_Recorded information_
----

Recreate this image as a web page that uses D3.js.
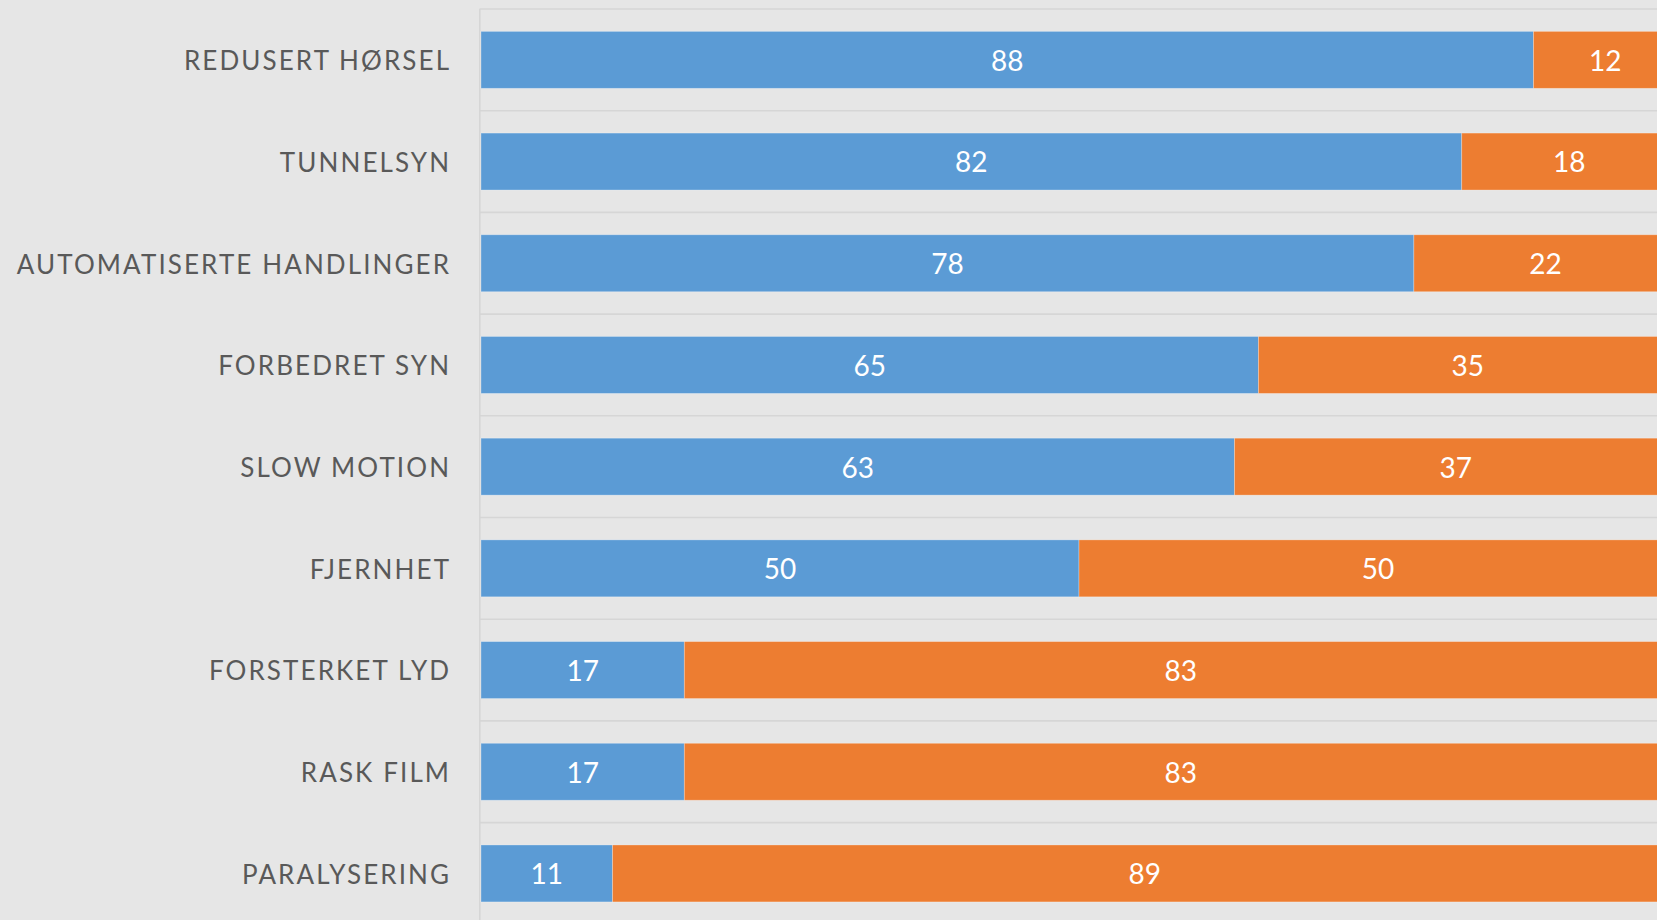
<!DOCTYPE html>
<html>
<head>
<meta charset="utf-8">
<script src="https://cdn.jsdelivr.net/npm/d3@7"></script>
<style>
  html, body { margin: 0; padding: 0; background: #e6e6e6; overflow: hidden; }
  #container { width: 1657px; height: 920px; position: relative; }
</style>
</head>
<body>
<div id="container"></div>
<script>
// categories top to bottom
const categories = ["REDUSERT HØRSEL", "TUNNELSYN", "AUTOMATISERTE HANDLINGER", "FORBEDRET SYN",
                    "SLOW MOTION", "FJERNHET", "FORSTERKET LYD", "RASK FILM", "PARALYSERING"];
const blueValues   = [88, 82, 78, 65, 63, 50, 17, 17, 11];
const orangeValues = [12, 18, 22, 35, 37, 50, 83, 83, 89];
const seriesColors = ["#5b9bd5", "#ed7d31"];

const container = d3.select("#container");
const width = 1657;
const height = 920;
// plot runs past the right and bottom edge of the picture (it is cropped)
const margin = { top: 9, left: 481 };
const plotWidth = 1196;
const step = 101.7;
const spacing = 2.1;

const svg = container.append("svg")
                     .attr("width", width)
                     .attr("height", height);

svg.append("rect")
   .attr("width", width)
   .attr("height", height)
   .attr("fill", "#e6e6e6");

const xScale = d3.scaleLinear().domain([0, 100]).range([margin.left, margin.left + plotWidth]);
const yScale = d3.scaleBand()
                 .domain(categories)
                 .range([margin.top, margin.top + step * categories.length])
                 .paddingInner(0.44)
                 .paddingOuter(0.22);

const data = categories.map((c, i) => ({ cat: c, a: blueValues[i], b: orangeValues[i] }));
const stacked = d3.stack().keys(["a", "b"])(data);

// horizontal gridlines between the categories
const bounds = d3.range(categories.length + 1).map(i => yScale.range()[0] + i * yScale.step());
svg.append("g")
   .selectAll("line")
   .data(bounds)
   .join("line")
   .attr("x1", margin.left - 1.5)
   .attr("x2", width)
   .attr("y1", d => d)
   .attr("y2", d => d)
   .attr("stroke", "#d6d6d6")
   .attr("stroke-width", 1.6);

// left axis line
svg.append("line")
   .attr("x1", margin.left - 1.2)
   .attr("x2", margin.left - 1.2)
   .attr("y1", margin.top)
   .attr("y2", height)
   .attr("stroke", "#d6d6d6")
   .attr("stroke-width", 1.6);

const layers = svg.append("g")
                  .selectAll("g")
                  .data(stacked)
                  .join("g")
                  .attr("fill", (d, i) => seriesColors[i]);

layers.selectAll("rect")
      .data(d => d)
      .join("rect")
      .attr("x", d => xScale(d[0]))
      .attr("width", d => xScale(d[1]) - xScale(d[0]))
      .attr("y", d => yScale(d.data.cat))
      .attr("height", yScale.bandwidth())
      .attr("stroke", "rgba(255,255,255,0.35)")
      .attr("stroke-width", 0.8);

// value labels
layers.selectAll("text")
      .data(d => d)
      .join("text")
      .attr("x", d => (xScale(d[0]) + xScale(d[1])) / 2)
      .attr("y", d => yScale(d.data.cat) + yScale.bandwidth() / 2)
      .attr("dy", "0.39em")
      .attr("text-anchor", "middle")
      .attr("fill", "white")
      .style("font-family", "Lato, 'Open Sans', sans-serif")
      .style("font-size", "28px")
      .text(d => d[1] - d[0]);

// category labels
svg.append("g")
   .selectAll("text")
   .data(categories)
   .join("text")
   .attr("x", 449 + spacing)
   .attr("y", d => yScale(d) + yScale.bandwidth() / 2)
   .attr("dy", "0.4em")
   .attr("text-anchor", "end")
   .attr("fill", "#595959")
   .style("font-family", "Lato, 'Open Sans', sans-serif")
   .style("font-size", "26px")
   .style("letter-spacing", spacing + "px")
   .text(d => d);
</script>
</body>
</html>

----

_What you will do_
Go through the listing above and write it all out exactly, leaving out any picture.

_Response to this exercise_
Recreate this image as a web page that uses D3.js.
<!DOCTYPE html>
<html>
<head>
<meta charset="utf-8">
<script src="https://cdn.jsdelivr.net/npm/d3@7"></script>
<style>
  html, body { margin: 0; padding: 0; background: #e6e6e6; overflow: hidden; }
  #container { width: 1657px; height: 920px; position: relative; }
</style>
</head>
<body>
<div id="container"></div>
<script>
// categories top to bottom
const categories = ["REDUSERT HØRSEL", "TUNNELSYN", "AUTOMATISERTE HANDLINGER", "FORBEDRET SYN",
                    "SLOW MOTION", "FJERNHET", "FORSTERKET LYD", "RASK FILM", "PARALYSERING"];
const blueValues   = [88, 82, 78, 65, 63, 50, 17, 17, 11];
const orangeValues = [12, 18, 22, 35, 37, 50, 83, 83, 89];
const seriesColors = ["#5b9bd5", "#ed7d31"];

const container = d3.select("#container");
const width = 1657;
const height = 920;
// plot runs past the right and bottom edge of the picture (it is cropped)
const margin = { top: 9, left: 481 };
const plotWidth = 1196;
const step = 101.7;
const spacing = 2.1;

const svg = container.append("svg")
                     .attr("width", width)
                     .attr("height", height);

svg.append("rect")
   .attr("width", width)
   .attr("height", height)
   .attr("fill", "#e6e6e6");

const xScale = d3.scaleLinear().domain([0, 100]).range([margin.left, margin.left + plotWidth]);
const yScale = d3.scaleBand()
                 .domain(categories)
                 .range([margin.top, margin.top + step * categories.length])
                 .paddingInner(0.44)
                 .paddingOuter(0.22);

const data = categories.map((c, i) => ({ cat: c, a: blueValues[i], b: orangeValues[i] }));
const stacked = d3.stack().keys(["a", "b"])(data);

// horizontal gridlines between the categories
const bounds = d3.range(categories.length + 1).map(i => yScale.range()[0] + i * yScale.step());
svg.append("g")
   .selectAll("line")
   .data(bounds)
   .join("line")
   .attr("x1", margin.left - 1.5)
   .attr("x2", width)
   .attr("y1", d => d)
   .attr("y2", d => d)
   .attr("stroke", "#d6d6d6")
   .attr("stroke-width", 1.6);

// left axis line
svg.append("line")
   .attr("x1", margin.left - 1.2)
   .attr("x2", margin.left - 1.2)
   .attr("y1", margin.top)
   .attr("y2", height)
   .attr("stroke", "#d6d6d6")
   .attr("stroke-width", 1.6);

const layers = svg.append("g")
                  .selectAll("g")
                  .data(stacked)
                  .join("g")
                  .attr("fill", (d, i) => seriesColors[i]);

layers.selectAll("rect")
      .data(d => d)
      .join("rect")
      .attr("x", d => xScale(d[0]))
      .attr("width", d => xScale(d[1]) - xScale(d[0]))
      .attr("y", d => yScale(d.data.cat))
      .attr("height", yScale.bandwidth())
      .attr("stroke", "rgba(255,255,255,0.35)")
      .attr("stroke-width", 0.8);

// value labels
layers.selectAll("text")
      .data(d => d)
      .join("text")
      .attr("x", d => (xScale(d[0]) + xScale(d[1])) / 2)
      .attr("y", d => yScale(d.data.cat) + yScale.bandwidth() / 2)
      .attr("dy", "0.39em")
      .attr("text-anchor", "middle")
      .attr("fill", "white")
      .style("font-family", "Lato, 'Open Sans', sans-serif")
      .style("font-size", "28px")
      .text(d => d[1] - d[0]);

// category labels
svg.append("g")
   .selectAll("text")
   .data(categories)
   .join("text")
   .attr("x", 449 + spacing)
   .attr("y", d => yScale(d) + yScale.bandwidth() / 2)
   .attr("dy", "0.4em")
   .attr("text-anchor", "end")
   .attr("fill", "#595959")
   .style("font-family", "Lato, 'Open Sans', sans-serif")
   .style("font-size", "26px")
   .style("letter-spacing", spacing + "px")
   .text(d => d);
</script>
</body>
</html>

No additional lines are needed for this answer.